There’s a melee for the East Stand hot dogs at half-time which at least warms us up. Only the Davids’ cost-cutting seems to have extended to hot dogs as they have none and Renee gets the last burger. Must have been taken surprise by 33,000 people suddenly turning up on a quiet Saturday afternoon. Give that contract to Ken’s Café at once Mr Sullivan.

The second half gets worse, and I have to tell Lola’s friend “Don’t walk away, Renee”. It’s her first game and should put her off for life. Like many of Sullivan and Gold's early business enterprises it's not fit for minors.

Blackburn look likely to nick it. Green produces a flying save from Olsson and then an even better one when substitute Roberts muscles aside Tomkins far too easily. Sub Carlton Cole clears off the line after Noble has handled but thankfully the ref misses it.

“Our defence is worse than Tony Blair’s at the Iraq Inquiry,” I sigh. “And our attack about as penetrating as the questions he faced.”

“We fooled the world into believing we had weapons of mass destruction…” muses Matt.

Our best moment comes when Diamanti’s excellent free kick is tipped over by Robinson and when sub Scott Parker breaks down the left only for no-pone to be on the end of his rolled cross across the six-yard box.

It’s all Rovers now and it's 0-0 and we’re grateful for a point.
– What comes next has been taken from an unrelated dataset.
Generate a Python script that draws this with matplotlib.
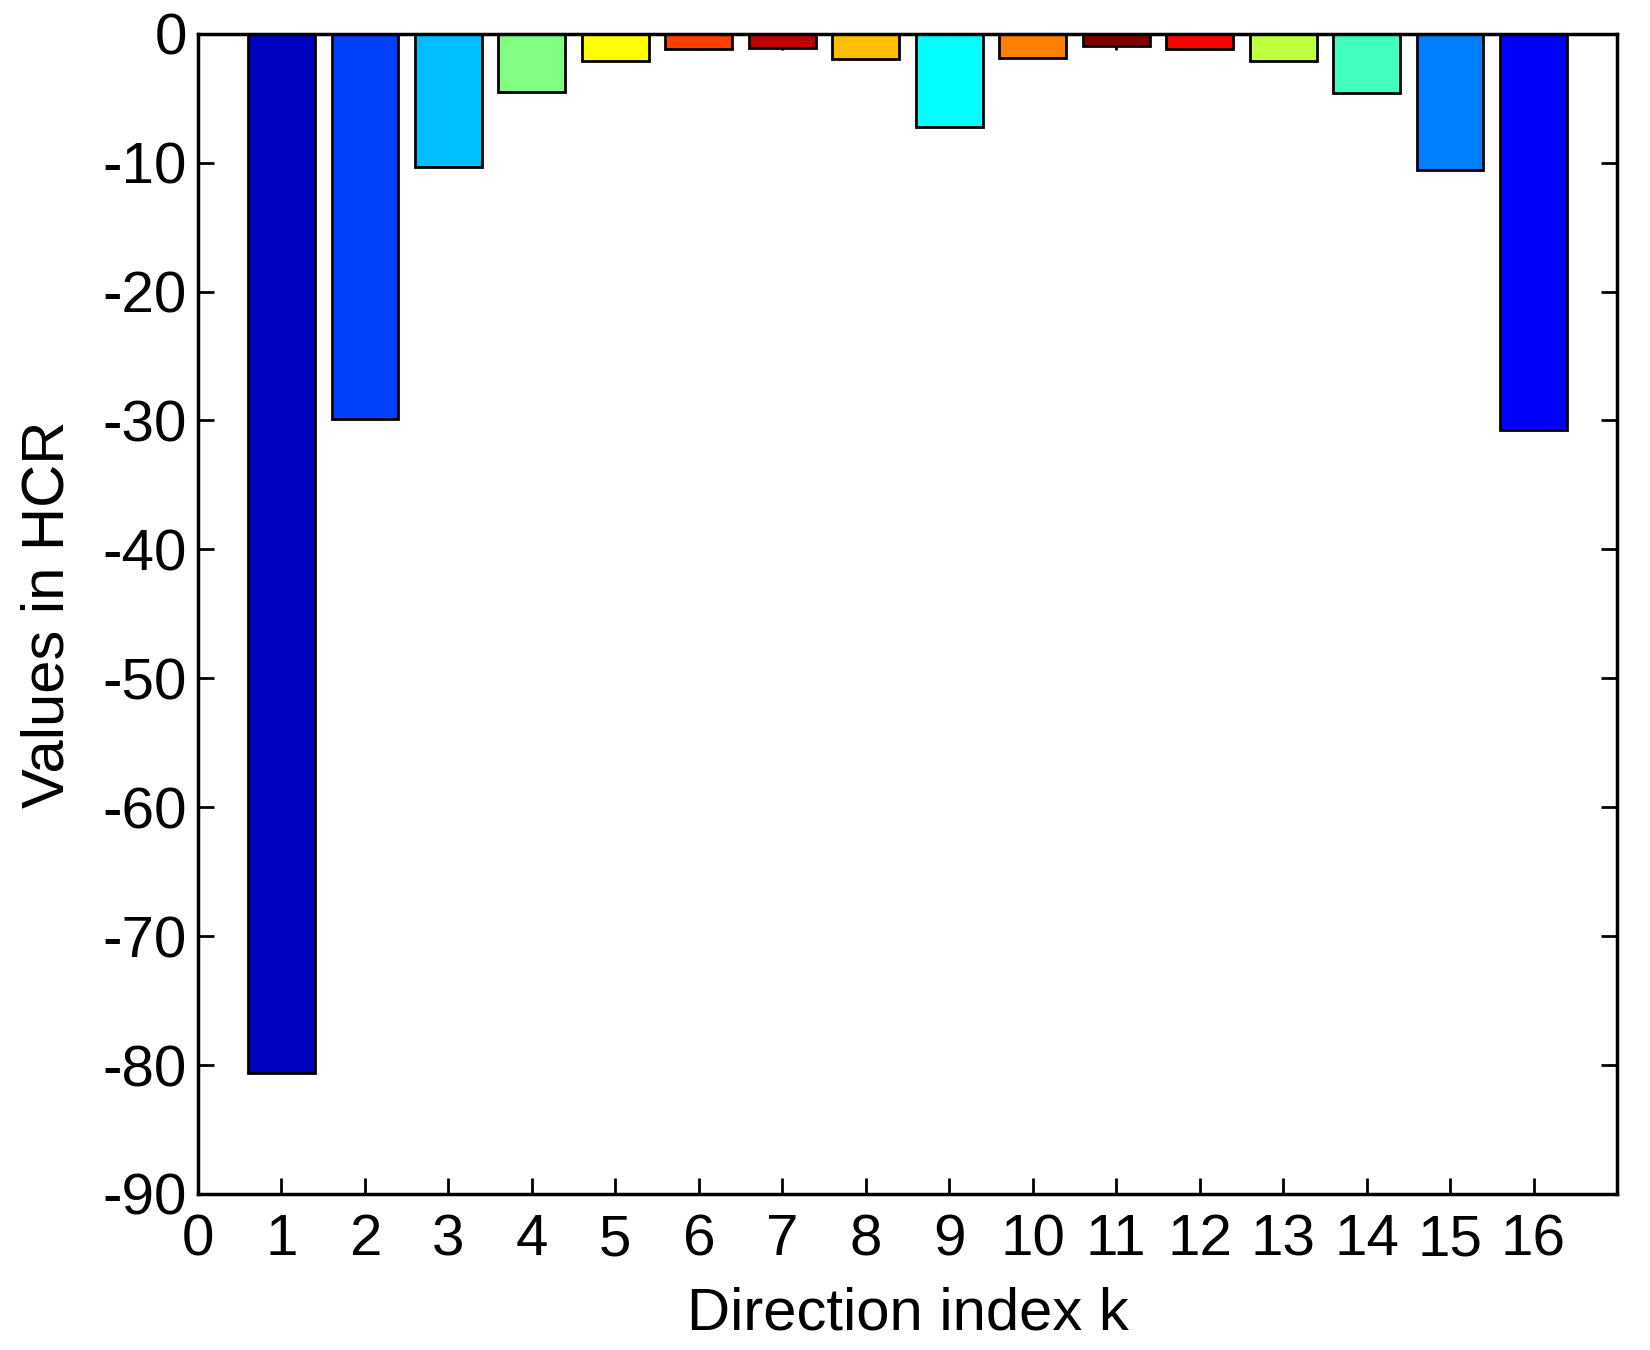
import numpy as np
import matplotlib
matplotlib.use("Agg")
import matplotlib.pyplot as plt

# valeurs
k = list(range(1, 17))
hcr = [-80.6, -29.9, -10.3, -4.5, -2.1, -1.2, -1.1, -1.95,
       -7.2, -1.9, -0.93, -1.15, -2.15, -4.6, -10.6, -30.7]


def jet_matlab(n):
    # reproduit jet(n) de MATLAB
    m = int(np.ceil(n / 4))
    u = np.concatenate([np.arange(1, m + 1) / m, np.ones(m - 1), np.arange(m, 0, -1) / m])
    g = int(np.ceil(m / 2)) - (n % 4 == 1) + np.arange(1, len(u) + 1)
    r = g + m
    b = g - m
    cmap = np.zeros((n, 3))
    for idx, col in ((r, 0), (g, 1), (b, 2)):
        ok = (idx >= 1) & (idx <= n)
        cmap[idx[ok] - 1, col] = u[ok]
    return cmap


# couleur selon le rang de la valeur
rangs = np.argsort(np.argsort(hcr))
couleurs = jet_matlab(len(hcr))[rangs]

plt.rcParams['font.family'] = ['Liberation Sans', 'DejaVu Sans']
plt.rcParams['axes.unicode_minus'] = False

fig = plt.figure(figsize=(16.5, 13.5), dpi=100)
ax = fig.add_axes([0.12, 0.1156, 0.86, 0.8594])
ax.set_axisbelow(True)
ax.bar(k, hcr, width=0.8, color=couleurs, edgecolor='black', linewidth=2)

ax.set_xlim(0, 17)
ax.set_ylim(-90, 0)
ax.set_xticks(range(0, 17))
ax.set_yticks(range(-90, 1, 10))
ax.tick_params(direction='in', length=11.5, width=2, top=True, right=True,
               labelsize=42)
ax.tick_params(axis='x', pad=14)
ax.tick_params(axis='y', pad=8)
for s in ax.spines.values():
    s.set_linewidth(2.5)
ax.set_xlabel('Direction index k', fontsize=43, labelpad=14)
ax.set_ylabel('Values in HCR', fontsize=43, labelpad=19)

fig.savefig('out.png', dpi=100)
At least Cole and Parker should stat the next game. Luckily the other results have gone for us and we move up a place.

In Ken’s Café Da Don suggests that the new owners may not put up with Zola for much longer if we play like that. We can’t get in the club shop afterwards as there’s a huge queue for the 20,000 replica shirts at a tenner. Finally something connected with West Ham has managed to hit the (sales) target.

9 comments:

matt said...

Now with Benni, Mido and maybe Ilan all on board, we can finally play that attacking 2 - 3 - 5 formation Zola has secretly been craving. Sure to guarantee excitement and goals every game

Steve said...

Hats off to the Billy Bragg reference! If I knew someone called Renee, I'd do that too. All. The. Time.
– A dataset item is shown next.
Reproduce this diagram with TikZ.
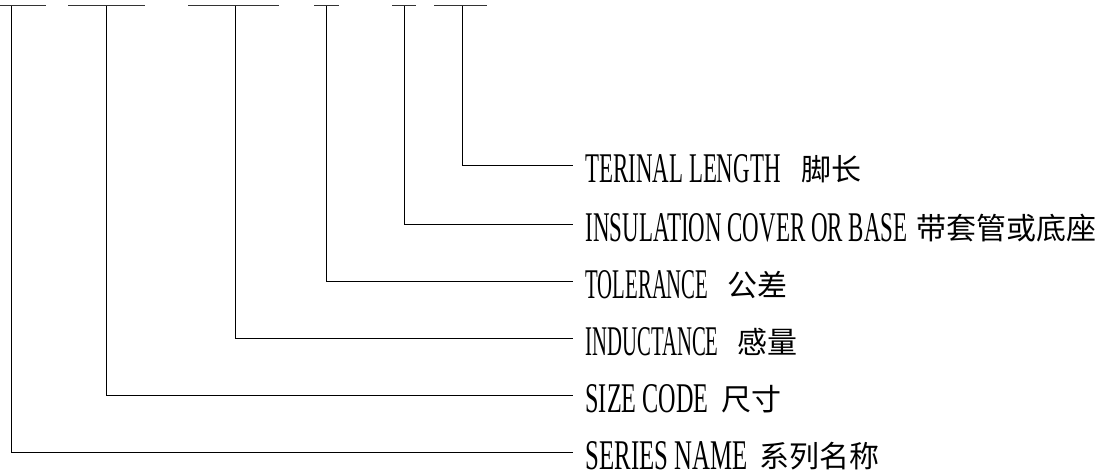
\documentclass[tikz,border=0pt]{standalone}
\usepackage{fontspec}
\setmainfont{Liberation Serif}
\newfontfamily\cjk{Noto Sans CJK SC}
\newcommand\latinfont{\fontsize{42}{48}\selectfont}
\newcommand\cn[1]{{\cjk\fontsize{30}{32}\selectfont\raisebox{2pt}{#1}}}
\newcommand\lt[2]{\resizebox{#1}{28pt}{#2}}
\begin{document}
\begin{tikzpicture}[x=1pt,y=-1pt,line width=1pt,
  lab/.style={anchor=west,inner xsep=12pt,inner ysep=0pt,text height=34pt,text depth=0pt,font=\latinfont},
  bar/.style={line width=1.3pt,draw=black!80},
  leader/.style={line width=1pt}]
\useasboundingbox (0,0) rectangle (1105,473);

% labels
\node[lab] (lterm) at (573,166) {\lt{195pt}{TERINAL LENGTH}\hspace{21pt}\cn{脚长}};
\node[lab] (lins)  at (573,224) {\lt{322pt}{INSULATION COVER OR BASE}\hspace{9pt}\cn{带套管或底座}};
\node[lab] (ltol)  at (573,281) {\lt{123pt}{TOLERANCE}\hspace{18.5pt}\cn{公差}};
\node[lab] (lind)  at (573,338) {\lt{133pt}{INDUCTANCE}\hspace{18.5pt}\cn{感量}};
\node[lab] (lsize) at (573,395) {\lt{123pt}{SIZE CODE}\hspace{12.5pt}\cn{尺寸}};
\node[lab] (lser)  at (573,452) {\lt{162pt}{SERIES NAME}\hspace{11.5pt}\cn{系列名称}};

% top bars
\coordinate (sa) at (0,5.7);   \coordinate (sb) at (46,5.7);  \coordinate (st) at (11,5.7);
\coordinate (za) at (68,5.7);  \coordinate (zb) at (145,5.7); \coordinate (zt) at (106,5.7);
\coordinate (ia) at (188,5.7); \coordinate (ib) at (279,5.7); \coordinate (it) at (235,5.7);
\coordinate (ta) at (314,5.7); \coordinate (tb) at (339,5.7); \coordinate (tt) at (326,5.7);
\coordinate (na) at (392,5.7); \coordinate (nb) at (416,5.7); \coordinate (nt) at (404,5.7);
\coordinate (ea) at (434,5.7); \coordinate (eb) at (487,5.7); \coordinate (et) at (462,5.7);

\draw[bar] (sa) -- (sb);
\draw[bar] (za) -- (zb);
\draw[bar] (ia) -- (ib);
\draw[bar] (ta) -- (tb);
\draw[bar] (na) -- (nb);
\draw[bar] (ea) -- (eb);

% leaders
\draw[leader] (st) |- (lser.west);
\draw[leader] (zt) |- (lsize.west);
\draw[leader] (it) |- (lind.west);
\draw[leader] (tt) |- (ltol.west);
\draw[leader] (nt) |- (lins.west);
\draw[leader] (et) |- (lterm.west);
\end{tikzpicture}
\end{document}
Ilan looks good on youTube but then you could edit grainy Super8 footage and make my school team displays look good if you were only posting 1m30. Well, maybe just the thirty seconds.

Pete May said...

Progress at last. Two aging strikers, but it's a difficult time to but and at least they have a proven record in the Premier League and we won't forever be sweating about Carlton's fitness... It's a novel concept this, back-up strikers...

Pete May said...

As for Billy Bragg, we are surely (as ever) Waiting for the Great Leap Forwards. That is if someone hasn't been up all night Moving the Goalposts.

matt said...

At the risk of being dubbed a pedant, I think you'll find that's a Left Banke reference...

Alastair McKay said...

I second your remark about the hot dogs. The pornbrokers seem to have engaged a new pie supplier, whose range does not extend to vegetarian pies. The previous regime's cheese and onion pastie die taste like a chemistry experiment, but at least it was meat free. I had to survive on crisps, which made the first half even more tortuous.

Pete May said...

Catering for vegetarians has always been very behind-the-times at WHU. Wouldn't have thought a cheese and onion pie would be that difficult. Those Cornish pastie shops have loads of varieties. Still, maybe they will let the fans eat replica shirts instead...

And as for hot dogs, they're £1.50 outside Ken's Cafe and £3.50 in the stadium...

matt said...

Perhaps they could buy some of Bolton's notorious cheese-and-butter pies - a new low in football stadium catering, and the culinary equivalent of a Kevin Davies elbow in the face

Pete May said...

Will everyone at the Reebok end up with the build of Big Sam Alllardyce and Sammy Lee? Cheese and butter? Why not throw in some lard too?